> _GOAL_
Starting at the line that contains "Write the Chart.js code for this chart." and stopping at the line that contains "const yTickLabels = ['0', '90', '180', '270', '360'];", copy every line exactly, both ends included, without the pictures.

Figure scripts
^^^^

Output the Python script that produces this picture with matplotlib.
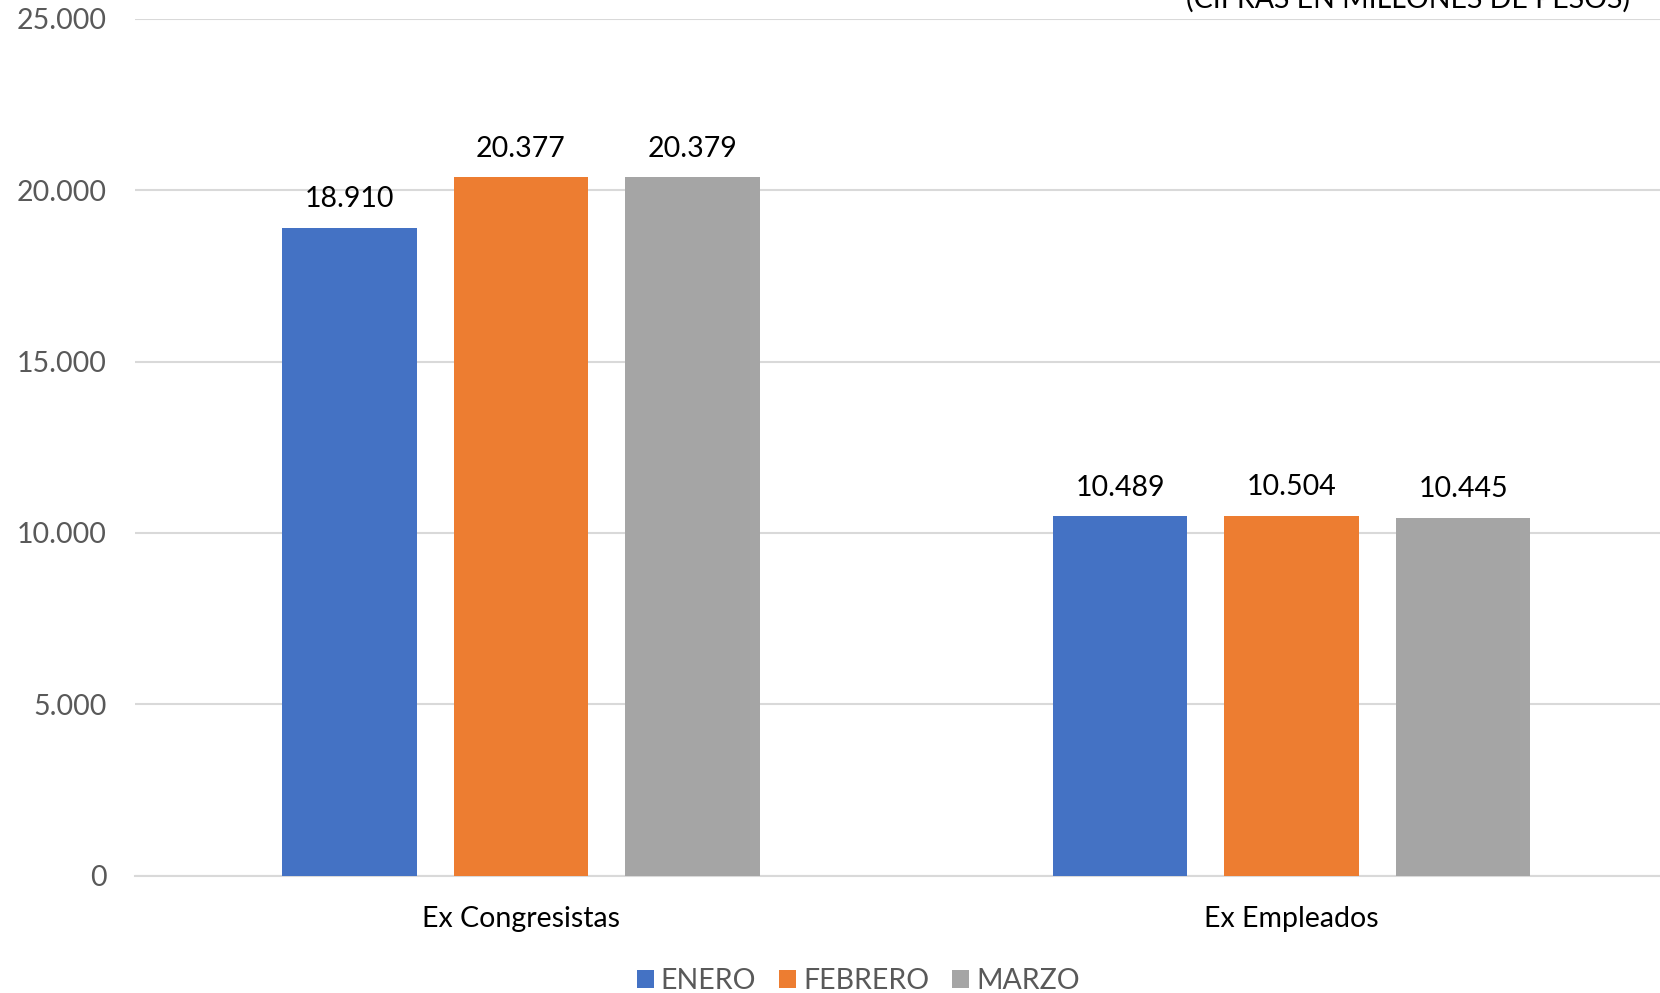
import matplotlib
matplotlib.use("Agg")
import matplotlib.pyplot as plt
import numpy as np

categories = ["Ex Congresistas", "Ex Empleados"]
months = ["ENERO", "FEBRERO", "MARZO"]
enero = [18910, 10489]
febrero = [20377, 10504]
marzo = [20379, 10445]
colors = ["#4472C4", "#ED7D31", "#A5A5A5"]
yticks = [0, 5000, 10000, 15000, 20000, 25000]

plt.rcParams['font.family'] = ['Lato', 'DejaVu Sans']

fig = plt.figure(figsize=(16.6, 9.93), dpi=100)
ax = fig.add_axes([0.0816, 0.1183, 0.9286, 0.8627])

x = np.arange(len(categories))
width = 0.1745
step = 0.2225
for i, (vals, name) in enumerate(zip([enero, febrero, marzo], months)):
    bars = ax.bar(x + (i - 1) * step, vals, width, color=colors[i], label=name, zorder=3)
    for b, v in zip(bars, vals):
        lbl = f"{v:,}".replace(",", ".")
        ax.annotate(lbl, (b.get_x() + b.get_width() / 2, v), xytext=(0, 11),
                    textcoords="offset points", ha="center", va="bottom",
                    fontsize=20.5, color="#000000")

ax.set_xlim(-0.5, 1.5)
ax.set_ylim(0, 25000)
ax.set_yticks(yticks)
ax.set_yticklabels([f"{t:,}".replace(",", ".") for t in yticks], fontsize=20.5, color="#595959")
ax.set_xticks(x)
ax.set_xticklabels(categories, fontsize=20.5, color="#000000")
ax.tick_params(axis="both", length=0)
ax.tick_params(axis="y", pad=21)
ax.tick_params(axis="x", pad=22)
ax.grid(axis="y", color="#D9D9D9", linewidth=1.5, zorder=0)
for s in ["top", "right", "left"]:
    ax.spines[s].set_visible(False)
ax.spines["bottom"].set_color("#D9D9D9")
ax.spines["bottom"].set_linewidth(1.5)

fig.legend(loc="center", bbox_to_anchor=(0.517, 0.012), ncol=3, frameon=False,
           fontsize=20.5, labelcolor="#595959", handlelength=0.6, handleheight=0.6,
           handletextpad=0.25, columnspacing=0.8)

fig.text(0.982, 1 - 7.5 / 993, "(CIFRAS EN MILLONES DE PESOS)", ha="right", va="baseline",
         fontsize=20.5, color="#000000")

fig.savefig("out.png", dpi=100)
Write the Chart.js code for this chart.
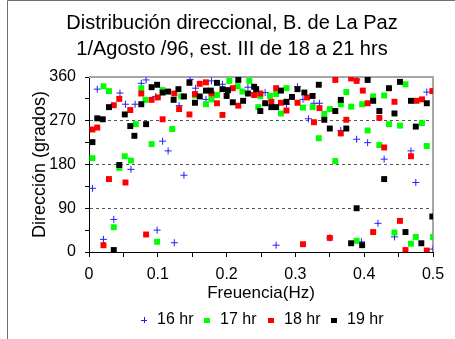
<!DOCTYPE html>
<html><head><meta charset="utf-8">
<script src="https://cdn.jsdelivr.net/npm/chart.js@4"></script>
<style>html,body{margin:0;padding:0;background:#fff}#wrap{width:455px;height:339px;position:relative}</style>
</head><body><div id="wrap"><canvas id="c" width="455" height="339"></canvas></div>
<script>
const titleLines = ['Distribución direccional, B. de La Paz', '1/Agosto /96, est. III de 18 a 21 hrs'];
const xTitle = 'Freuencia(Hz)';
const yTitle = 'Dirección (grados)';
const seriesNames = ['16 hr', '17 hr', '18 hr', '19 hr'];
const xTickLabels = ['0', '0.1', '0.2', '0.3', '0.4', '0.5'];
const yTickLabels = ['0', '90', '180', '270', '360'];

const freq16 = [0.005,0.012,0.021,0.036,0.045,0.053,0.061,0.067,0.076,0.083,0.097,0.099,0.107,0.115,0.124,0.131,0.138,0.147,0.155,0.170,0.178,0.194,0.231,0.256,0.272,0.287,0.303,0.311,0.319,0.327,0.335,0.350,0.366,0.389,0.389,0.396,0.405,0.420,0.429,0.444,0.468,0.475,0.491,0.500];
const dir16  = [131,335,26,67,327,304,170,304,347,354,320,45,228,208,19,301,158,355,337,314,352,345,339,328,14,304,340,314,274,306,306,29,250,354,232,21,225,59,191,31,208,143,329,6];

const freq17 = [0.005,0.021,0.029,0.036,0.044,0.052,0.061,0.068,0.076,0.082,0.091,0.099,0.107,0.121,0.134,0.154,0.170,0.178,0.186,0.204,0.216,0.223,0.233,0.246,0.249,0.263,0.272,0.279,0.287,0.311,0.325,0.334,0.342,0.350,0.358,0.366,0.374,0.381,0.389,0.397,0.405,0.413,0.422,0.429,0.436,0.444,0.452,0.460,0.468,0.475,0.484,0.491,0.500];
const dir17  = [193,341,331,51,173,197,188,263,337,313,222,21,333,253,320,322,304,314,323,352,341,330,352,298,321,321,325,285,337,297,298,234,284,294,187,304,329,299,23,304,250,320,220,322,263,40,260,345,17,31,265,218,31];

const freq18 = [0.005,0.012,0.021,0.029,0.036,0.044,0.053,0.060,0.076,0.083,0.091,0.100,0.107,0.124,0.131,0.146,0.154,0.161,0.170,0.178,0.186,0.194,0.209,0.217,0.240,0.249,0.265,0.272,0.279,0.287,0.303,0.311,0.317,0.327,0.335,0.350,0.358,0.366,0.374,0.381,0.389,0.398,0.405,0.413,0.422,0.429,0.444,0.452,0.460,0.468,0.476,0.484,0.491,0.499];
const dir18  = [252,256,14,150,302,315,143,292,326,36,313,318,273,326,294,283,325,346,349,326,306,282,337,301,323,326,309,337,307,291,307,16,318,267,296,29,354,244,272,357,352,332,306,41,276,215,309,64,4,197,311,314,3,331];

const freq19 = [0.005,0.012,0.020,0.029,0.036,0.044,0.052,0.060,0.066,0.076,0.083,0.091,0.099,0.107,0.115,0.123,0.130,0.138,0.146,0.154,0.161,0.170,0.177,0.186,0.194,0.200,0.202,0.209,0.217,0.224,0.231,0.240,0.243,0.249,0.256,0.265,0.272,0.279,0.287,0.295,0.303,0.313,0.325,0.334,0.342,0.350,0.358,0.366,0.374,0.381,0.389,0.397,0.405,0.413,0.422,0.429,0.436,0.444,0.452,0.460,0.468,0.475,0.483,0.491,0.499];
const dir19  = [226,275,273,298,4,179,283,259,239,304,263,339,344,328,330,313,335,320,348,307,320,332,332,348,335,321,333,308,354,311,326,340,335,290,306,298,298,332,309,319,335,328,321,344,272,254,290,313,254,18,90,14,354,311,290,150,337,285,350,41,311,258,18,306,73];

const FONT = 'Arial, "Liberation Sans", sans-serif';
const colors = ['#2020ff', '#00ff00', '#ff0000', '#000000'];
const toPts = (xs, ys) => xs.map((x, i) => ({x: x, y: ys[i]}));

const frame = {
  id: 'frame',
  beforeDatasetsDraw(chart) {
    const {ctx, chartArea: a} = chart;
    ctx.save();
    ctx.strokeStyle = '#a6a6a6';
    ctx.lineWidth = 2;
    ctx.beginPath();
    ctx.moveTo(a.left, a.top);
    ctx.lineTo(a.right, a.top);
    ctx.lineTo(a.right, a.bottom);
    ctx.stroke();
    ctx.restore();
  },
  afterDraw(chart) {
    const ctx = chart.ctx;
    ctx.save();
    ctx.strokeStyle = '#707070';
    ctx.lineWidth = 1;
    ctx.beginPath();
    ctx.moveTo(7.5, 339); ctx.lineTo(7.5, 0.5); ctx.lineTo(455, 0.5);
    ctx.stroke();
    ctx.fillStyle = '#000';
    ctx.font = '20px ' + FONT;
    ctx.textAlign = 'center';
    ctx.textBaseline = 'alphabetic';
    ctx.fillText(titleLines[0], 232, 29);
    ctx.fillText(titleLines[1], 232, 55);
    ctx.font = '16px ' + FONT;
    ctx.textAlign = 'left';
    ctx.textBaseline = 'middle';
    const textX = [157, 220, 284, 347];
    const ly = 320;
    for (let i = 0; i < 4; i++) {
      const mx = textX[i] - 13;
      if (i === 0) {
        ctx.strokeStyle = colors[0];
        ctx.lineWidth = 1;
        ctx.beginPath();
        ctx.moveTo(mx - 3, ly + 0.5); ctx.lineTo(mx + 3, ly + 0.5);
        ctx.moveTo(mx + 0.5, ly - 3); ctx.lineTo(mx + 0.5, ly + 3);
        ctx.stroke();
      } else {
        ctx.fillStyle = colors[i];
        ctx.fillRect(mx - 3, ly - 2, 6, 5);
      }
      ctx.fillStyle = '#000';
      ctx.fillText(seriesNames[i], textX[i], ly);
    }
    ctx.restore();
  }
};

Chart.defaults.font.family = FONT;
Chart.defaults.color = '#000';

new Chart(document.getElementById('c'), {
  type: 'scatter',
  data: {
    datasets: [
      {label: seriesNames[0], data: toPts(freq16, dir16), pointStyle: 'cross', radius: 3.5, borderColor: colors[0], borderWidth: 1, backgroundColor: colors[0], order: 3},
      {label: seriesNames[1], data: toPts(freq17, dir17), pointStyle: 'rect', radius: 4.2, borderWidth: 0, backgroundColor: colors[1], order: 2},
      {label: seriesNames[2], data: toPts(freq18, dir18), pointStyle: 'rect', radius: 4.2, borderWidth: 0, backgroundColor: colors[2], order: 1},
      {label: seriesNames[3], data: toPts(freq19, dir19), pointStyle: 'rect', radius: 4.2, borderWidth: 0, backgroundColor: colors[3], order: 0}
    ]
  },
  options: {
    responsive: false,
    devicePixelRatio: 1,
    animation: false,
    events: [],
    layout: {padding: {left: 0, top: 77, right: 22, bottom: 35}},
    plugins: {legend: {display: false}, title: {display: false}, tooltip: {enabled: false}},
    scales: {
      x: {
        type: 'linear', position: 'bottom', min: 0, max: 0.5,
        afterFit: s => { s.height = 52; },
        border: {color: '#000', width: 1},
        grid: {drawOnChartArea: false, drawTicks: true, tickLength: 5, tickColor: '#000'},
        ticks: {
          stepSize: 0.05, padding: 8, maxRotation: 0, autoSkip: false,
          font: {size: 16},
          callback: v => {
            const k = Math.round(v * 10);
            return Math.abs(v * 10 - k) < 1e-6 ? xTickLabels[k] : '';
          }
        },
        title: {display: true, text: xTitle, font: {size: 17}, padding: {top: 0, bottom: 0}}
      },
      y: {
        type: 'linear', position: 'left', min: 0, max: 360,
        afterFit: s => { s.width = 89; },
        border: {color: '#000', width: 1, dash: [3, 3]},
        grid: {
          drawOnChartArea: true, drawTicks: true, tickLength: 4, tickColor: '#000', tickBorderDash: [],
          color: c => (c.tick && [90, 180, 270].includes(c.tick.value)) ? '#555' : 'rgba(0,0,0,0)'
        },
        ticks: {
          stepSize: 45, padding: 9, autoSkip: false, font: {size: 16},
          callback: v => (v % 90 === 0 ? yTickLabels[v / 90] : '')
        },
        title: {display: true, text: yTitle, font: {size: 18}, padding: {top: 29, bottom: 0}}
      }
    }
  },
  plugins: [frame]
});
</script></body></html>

^^^^

> _REPLY TO THE EXERCISE_
Write the Chart.js code for this chart.
<!DOCTYPE html>
<html><head><meta charset="utf-8">
<script src="https://cdn.jsdelivr.net/npm/chart.js@4"></script>
<style>html,body{margin:0;padding:0;background:#fff}#wrap{width:455px;height:339px;position:relative}</style>
</head><body><div id="wrap"><canvas id="c" width="455" height="339"></canvas></div>
<script>
const titleLines = ['Distribución direccional, B. de La Paz', '1/Agosto /96, est. III de 18 a 21 hrs'];
const xTitle = 'Freuencia(Hz)';
const yTitle = 'Dirección (grados)';
const seriesNames = ['16 hr', '17 hr', '18 hr', '19 hr'];
const xTickLabels = ['0', '0.1', '0.2', '0.3', '0.4', '0.5'];
const yTickLabels = ['0', '90', '180', '270', '360'];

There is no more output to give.